Aim of the task
Starting at the top of the entries below, write out each line up to and including the one containing "ax.set_ylim(-0.507, 2.72)". Leave the pictures out.

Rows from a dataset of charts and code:

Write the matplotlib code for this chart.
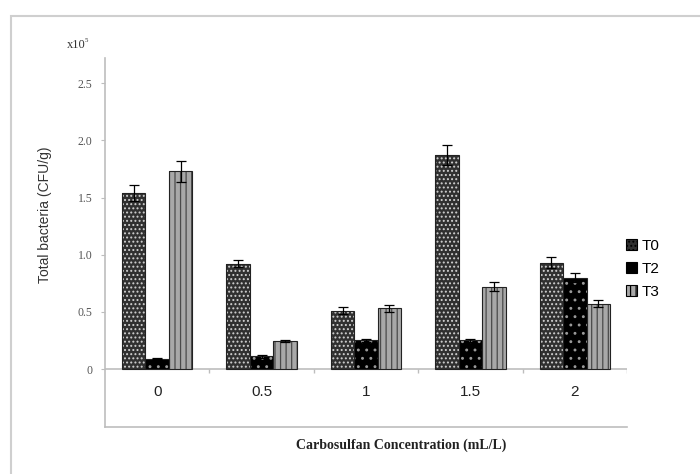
import numpy as np
import matplotlib
matplotlib.use("Agg")
import matplotlib.pyplot as plt
from matplotlib.patches import Rectangle, Patch

# data (x10^5 CFU/g)
concs = ["0", "0.5", "1", "1.5", "2"]
t0 = [1.54, 0.92, 0.51, 1.87, 0.93]
t2 = [0.09, 0.11, 0.25, 0.25, 0.80]
t3 = [1.73, 0.245, 0.53, 0.72, 0.57]
t0_err = [0.07, 0.03, 0.03, 0.09, 0.05]
t2_err = [0.005, 0.01, 0.01, 0.01, 0.04]
t3_err = [0.09, 0.01, 0.03, 0.04, 0.03]
yticks = [0, 0.5, 1.0, 1.5, 2.0, 2.5]
ytick_labels = ["0", "0.5", "1.0", "1.5", "2.0", "2.5"]

plt.rcParams["hatch.linewidth"] = 0.9

fig = plt.figure(figsize=(7, 4.74), dpi=100)
ax = fig.add_axes([0.15, 0.0992, 0.7457, 0.7784])

# outer frame
fig.patches.append(Rectangle((0.0157, -0.1), 1.2, 1.066, transform=fig.transFigure,
                             fill=False, edgecolor="#cfcfcf", lw=1.5))

x = np.arange(len(concs))
w = 0.225
series = [
    ("T0", t0, t0_err, "#303030", "....", "#d0d0d0"),
    ("T2", t2, t2_err, "black", "..", "#9a9a9a"),
    ("T3", t3, t3_err, "#a8a8a8", "|||", "#4a4a4a"),
]
handles = []
for i, (name, vals, errs, face, hatch, hcol) in enumerate(series):
    pos = x + (i - 1) * w
    ax.bar(pos, vals, w, color=face, edgecolor="none", zorder=2)
    ax.bar(pos, vals, w, fill=False, hatch=hatch, edgecolor=hcol, lw=0, zorder=3)
    ax.bar(pos, vals, w, fill=False, edgecolor="#222222", lw=0.8, zorder=4)
    ax.errorbar(pos, vals, yerr=errs, fmt="none", ecolor="black", elinewidth=0.9,
                capsize=3.5, capthick=0.9, zorder=5)
    handles.append(Patch(facecolor=face, edgecolor="black", hatch=hatch, lw=0.8))

ax.set_xlim(-0.5, len(concs) - 0.5)
ax.set_ylim(-0.507, 2.72)

for s in ["top", "right"]:
    ax.spines[s].set_visible(False)
for s in ["left", "bottom"]:
    ax.spines[s].set_color("#bdbdbd")
    ax.spines[s].set_linewidth(1.2)

# zero line and category divider ticks
ax.axhline(0, color="#bdbdbd", lw=1.2, zorder=1)
ax.vlines(x + 0.5, -0.035, 0, color="#bdbdbd", lw=1.0)

ax.set_yticks(yticks)
ax.set_yticklabels(ytick_labels, family="Liberation Serif", fontsize=8.5, color="#555555")
ax.tick_params(axis="y", length=3, color="#bdbdbd", pad=6)
ax.set_xticks([])

for xi, lab in zip(x, concs):
    ax.text(xi, -0.2, lab, ha="center", va="center", fontsize=11,
            family="Liberation Sans", color="#222222")

fig.text(0.064, 0.546, "Total bacteria (CFU/g)", rotation=90, ha="center", va="center",
         fontsize=10, family="Liberation Sans", color="#333333")
fig.text(0.573, 0.061, "Carbosulfan Concentration (mL/L)", ha="center", va="center",
         fontsize=10, family="Liberation Serif", weight="bold", color="#222222")
fig.text(0.096, 0.905, "x10", ha="left", va="center", fontsize=9,
         family="Liberation Serif", color="#333333")
fig.text(0.121, 0.915, "5", ha="left", va="center", fontsize=5,
         family="Liberation Serif", color="#333333")

fig.legend(handles, ["T0", "T2", "T3"], loc="center left",
           bbox_to_anchor=(0.875, 0.433), frameon=False,
           handlelength=0.7, handleheight=0.7, handletextpad=0.3, labelspacing=0.6,
           prop={"family": "Liberation Sans", "size": 11})

fig.savefig("out.png", dpi=100)
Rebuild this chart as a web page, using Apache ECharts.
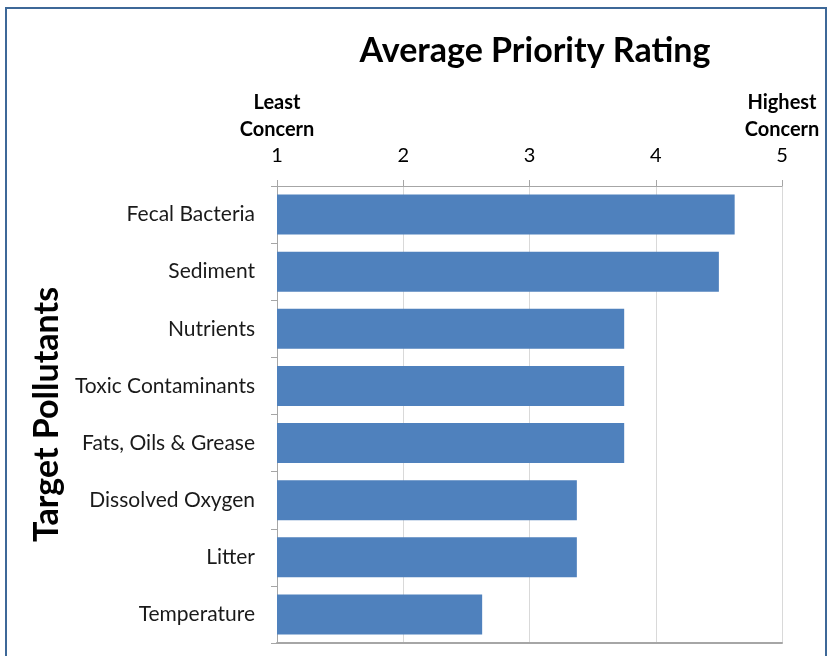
<!DOCTYPE html>
<html>
<head>
<meta charset="utf-8">
<script src="https://cdn.jsdelivr.net/npm/echarts@6/dist/echarts.min.js"></script>
<style>
  html, body { margin: 0; padding: 0; background: #ffffff; overflow: hidden; }
  #frame { position: absolute; left: 5px; top: 7px; width: 822px; height: 720px; border: 2px solid #3d6898; box-sizing: border-box; }
  #chart { position: absolute; left: 0; top: 0; width: 835px; height: 656px; }
</style>
</head>
<body>
<div id="frame"></div>
<div id="chart"></div>
<script>
const chartTitle = 'Average Priority Rating';
const axisTitle = 'Target Pollutants';
const categories = ['Fecal Bacteria', 'Sediment', 'Nutrients', 'Toxic Contaminants', 'Fats, Oils & Grease', 'Dissolved Oxygen', 'Litter', 'Temperature'];
const ratings = [4.625, 4.5, 3.75, 3.75, 3.75, 3.375, 3.375, 2.625];
const tickLabels = { 1: ['Least', 'Concern'], 5: ['Highest', 'Concern'] };

const FONT = 'Lato';
const chart = echarts.init(document.getElementById('chart'), null, { renderer: 'canvas' });
chart.setOption({
  animation: false,
  textStyle: { fontFamily: FONT },
  title: {
    text: chartTitle,
    left: 530, top: 29, textAlign: 'center',
    textStyle: { fontFamily: FONT, fontWeight: 'bold', fontSize: 34, color: '#000000' }
  },
  grid: { left: 277, right: 53, top: 186, bottom: 13, containLabel: false },
  xAxis: [{
    type: 'value', position: 'top', min: 1, max: 5, interval: 1,
    axisLine: { show: true, lineStyle: { color: '#a6a6a6', width: 1 } },
    axisTick: { show: true, length: 6, lineStyle: { color: '#a6a6a6' } },
    splitLine: { show: true, lineStyle: { color: '#d9d9d9', width: 1 } },
    axisLabel: {
      margin: 17,
      formatter: function (v) {
        const extra = tickLabels[v];
        if (extra) return '{h|' + extra[0] + '}\n{h|' + extra[1] + '}\n{n|' + v + '}';
        return '{n|' + v + '}';
      },
      rich: {
        h: { fontFamily: FONT, fontWeight: 'bold', fontSize: 20, lineHeight: 27, color: '#000000' },
        n: { fontFamily: FONT, fontSize: 20, lineHeight: 26, color: '#000000' }
      }
    }
  }, {
    type: 'value', position: 'bottom', min: 1, max: 5, interval: 1,
    axisLine: { show: true, onZero: false, lineStyle: { color: '#a6a6a6', width: 2 } },
    axisTick: { show: false }, axisLabel: { show: false }, splitLine: { show: false }
  }],
  yAxis: {
    type: 'category', data: categories, inverse: true,
    name: axisTitle, nameLocation: 'middle', nameGap: 213, nameRotate: 90,
    nameTextStyle: { fontFamily: FONT, fontWeight: 'bold', fontSize: 34, color: '#000000' },
    axisLine: { show: true, lineStyle: { color: '#a6a6a6' } },
    axisTick: { show: true, length: 6, lineStyle: { color: '#a6a6a6' } },
    axisLabel: { margin: 22, fontFamily: FONT, fontSize: 21, color: '#1a1a1a' }
  },
  series: [{
    type: 'bar', data: ratings, xAxisIndex: 0,
    barCategoryGap: '30%',
    itemStyle: { color: '#4f81bd' }
  }]
});
</script>
</body>
</html>
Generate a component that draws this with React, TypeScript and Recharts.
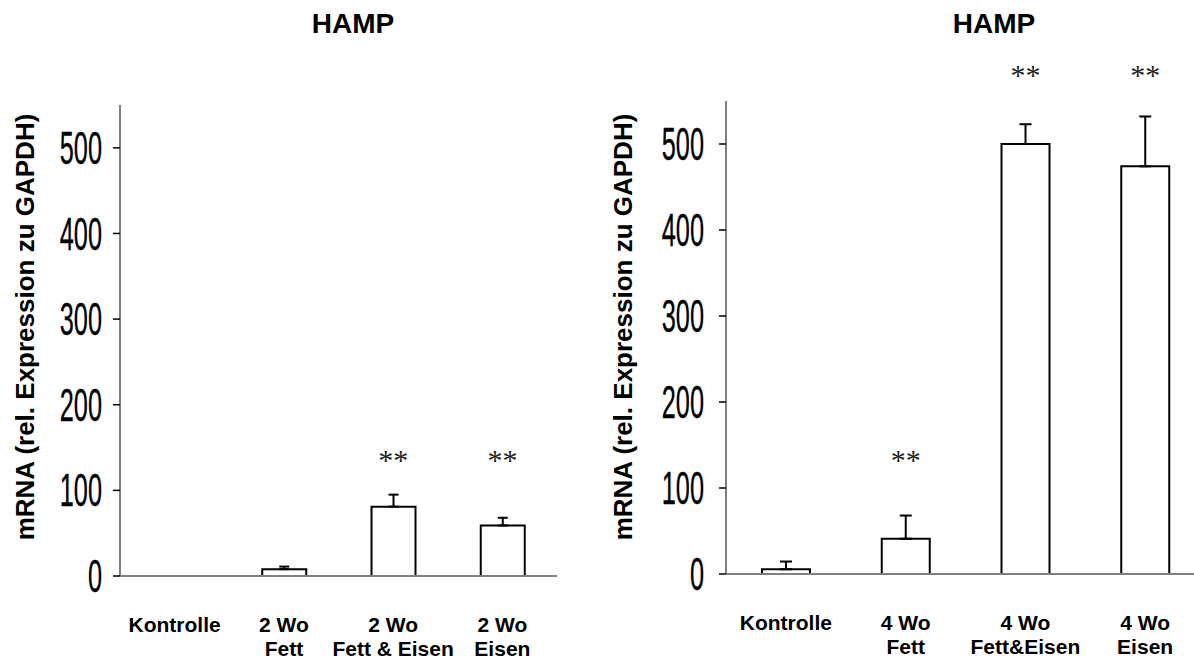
import { ComposedChart, Bar, XAxis, YAxis, ErrorBar, ReferenceDot } from "recharts";

// 2-week panel
const groups2 = ["Kontrolle", "2 Wo\nFett", "2 Wo\nFett & Eisen", "2 Wo\nEisen"];
const mean2 = [0, 8, 81, 59];
const sem2 = [1, 3, 14, 9];
const sig2: (number | null)[] = [null, null, 138, 138];

// 4-week panel
const groups4 = ["Kontrolle", "4 Wo\nFett", "4 Wo\nFett&Eisen", "4 Wo\nEisen"];
const mean4 = [5.5, 41, 500, 474];
const sem4 = [9, 27, 23, 58];
const sig4: (number | null)[] = [null, 135, 582, 582];

const yTicks = [0, 100, 200, 300, 400, 500];
const title = "HAMP";
const yLabel = "mRNA (rel. Expression zu GAPDH)";

const sans = "'Liberation Sans', Arial, Helvetica, sans-serif";
const serif = "'Liberation Serif', 'Times New Roman', serif";
const axisStyle = { stroke: "#808080", strokeWidth: 2 };

function YTick({ x, y, payload }: any) {
  return (
    <text
      x={0}
      y={0}
      transform={`translate(${x},${y}) scale(0.55,1)`}
      textAnchor="end"
      dominantBaseline="central"
      fontFamily={sans}
      fontSize={46}
      fill="#000"
      stroke="#000"
      strokeWidth={0.35}
    >
      {payload.value}
    </text>
  );
}

function XTick({ x, y, payload }: any) {
  const lines = String(payload.value).split("\n");
  return (
    <g>
      {lines.map((line, i) => (
        <text
          key={i}
          x={x}
          y={y + 56 + i * 24}
          textAnchor="middle"
          fontFamily={sans}
          fontWeight="bold"
          fontSize={21}
          fill="#000"
        >
          {line}
        </text>
      ))}
    </g>
  );
}

const Stars = (p: any) => (
  <text
    x={p.cx}
    y={p.cy + 12}
    textAnchor="middle"
    fontFamily={serif}
    fontSize={30}
    fill="#222"
  >
    **
  </text>
);

function Panel({ groups, mean, sem, sig, left, width, margin, barSize, capWidth, tickGap }: any) {
  const data = groups.map((name: string, i: number) => ({
    name,
    mean: mean[i],
    err: [0, sem[i]],
  }));
  return (
    <div style={{ position: "absolute", left, top: 0 }}>
      <ComposedChart width={width} height={661} data={data} margin={margin}>
        <XAxis
          dataKey="name"
          interval={0}
          height={80}
          tick={<XTick />}
          tickLine={false}
          tickSize={0}
          tickMargin={0}
          axisLine={axisStyle}
        />
        <YAxis
          width={60}
          domain={[0, 550]}
          ticks={yTicks}
          tick={<YTick />}
          tickSize={7}
          tickMargin={tickGap}
          tickLine={{ stroke: "#000", strokeWidth: 1.5 }}
          axisLine={axisStyle}
        />
        <Bar dataKey="mean" barSize={barSize} fill="#fff" stroke="#000" strokeWidth={2} isAnimationActive={false}>
          <ErrorBar dataKey="err" direction="y" width={capWidth} stroke="#000" strokeWidth={2} isAnimationActive={false} />
        </Bar>
        {sig.map((s: number | null, i: number) =>
          s == null ? null : (
            <ReferenceDot key={i} x={groups[i]} y={s} ifOverflow="visible" shape={Stars} />
          )
        )}
      </ComposedChart>
    </div>
  );
}

export default function App() {
  return (
    <div
      style={{
        position: "absolute",
        left: 0,
        top: 0,
        width: 1194,
        height: 661,
        overflow: "hidden",
        background: "#fff",
      }}
    >
      <Panel
        groups={groups2}
        mean={mean2}
        sem={sem2}
        sig={sig2}
        left={0}
        width={600}
        margin={{ top: 105, right: 43, left: 60, bottom: 5 }}
        barSize={44}
        capWidth={5}
        tickGap={11}
      />
      <Panel
        groups={groups4}
        mean={mean4}
        sem={sem4}
        sig={sig4}
        left={600}
        width={620}
        margin={{ top: 101, right: 15, left: 66, bottom: 7 }}
        barSize={48}
        capWidth={6}
        tickGap={15}
      />
      <svg
        width={1194}
        height={661}
        style={{ position: "absolute", left: 0, top: 0, pointerEvents: "none" }}
      >
        <text x={353} y={33} textAnchor="middle" fontFamily={sans} fontWeight="bold" fontSize={28}>
          {title}
        </text>
        <text x={994} y={33} textAnchor="middle" fontFamily={sans} fontWeight="bold" fontSize={28}>
          {title}
        </text>
        <text
          transform="translate(25,327) rotate(-90)"
          textAnchor="middle"
          dominantBaseline="central"
          fontFamily={sans}
          fontWeight="bold"
          fontSize={26}
        >
          {yLabel}
        </text>
        <text
          transform="translate(623,327) rotate(-90)"
          textAnchor="middle"
          dominantBaseline="central"
          fontFamily={sans}
          fontWeight="bold"
          fontSize={26}
        >
          {yLabel}
        </text>
      </svg>
    </div>
  );
}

Result of this task
Write the matplotlib code for this chart.
import numpy as np
import matplotlib
matplotlib.use("Agg")
import matplotlib.pyplot as plt
from matplotlib.patches import Rectangle, Patch

# data (x10^5 CFU/g)
concs = ["0", "0.5", "1", "1.5", "2"]
t0 = [1.54, 0.92, 0.51, 1.87, 0.93]
t2 = [0.09, 0.11, 0.25, 0.25, 0.80]
t3 = [1.73, 0.245, 0.53, 0.72, 0.57]
t0_err = [0.07, 0.03, 0.03, 0.09, 0.05]
t2_err = [0.005, 0.01, 0.01, 0.01, 0.04]
t3_err = [0.09, 0.01, 0.03, 0.04, 0.03]
yticks = [0, 0.5, 1.0, 1.5, 2.0, 2.5]
ytick_labels = ["0", "0.5", "1.0", "1.5", "2.0", "2.5"]

plt.rcParams["hatch.linewidth"] = 0.9

fig = plt.figure(figsize=(7, 4.74), dpi=100)
ax = fig.add_axes([0.15, 0.0992, 0.7457, 0.7784])

# outer frame
fig.patches.append(Rectangle((0.0157, -0.1), 1.2, 1.066, transform=fig.transFigure,
                             fill=False, edgecolor="#cfcfcf", lw=1.5))

x = np.arange(len(concs))
w = 0.225
series = [
    ("T0", t0, t0_err, "#303030", "....", "#d0d0d0"),
    ("T2", t2, t2_err, "black", "..", "#9a9a9a"),
    ("T3", t3, t3_err, "#a8a8a8", "|||", "#4a4a4a"),
]
handles = []
for i, (name, vals, errs, face, hatch, hcol) in enumerate(series):
    pos = x + (i - 1) * w
    ax.bar(pos, vals, w, color=face, edgecolor="none", zorder=2)
    ax.bar(pos, vals, w, fill=False, hatch=hatch, edgecolor=hcol, lw=0, zorder=3)
    ax.bar(pos, vals, w, fill=False, edgecolor="#222222", lw=0.8, zorder=4)
    ax.errorbar(pos, vals, yerr=errs, fmt="none", ecolor="black", elinewidth=0.9,
                capsize=3.5, capthick=0.9, zorder=5)
    handles.append(Patch(facecolor=face, edgecolor="black", hatch=hatch, lw=0.8))

ax.set_xlim(-0.5, len(concs) - 0.5)
ax.set_ylim(-0.507, 2.72)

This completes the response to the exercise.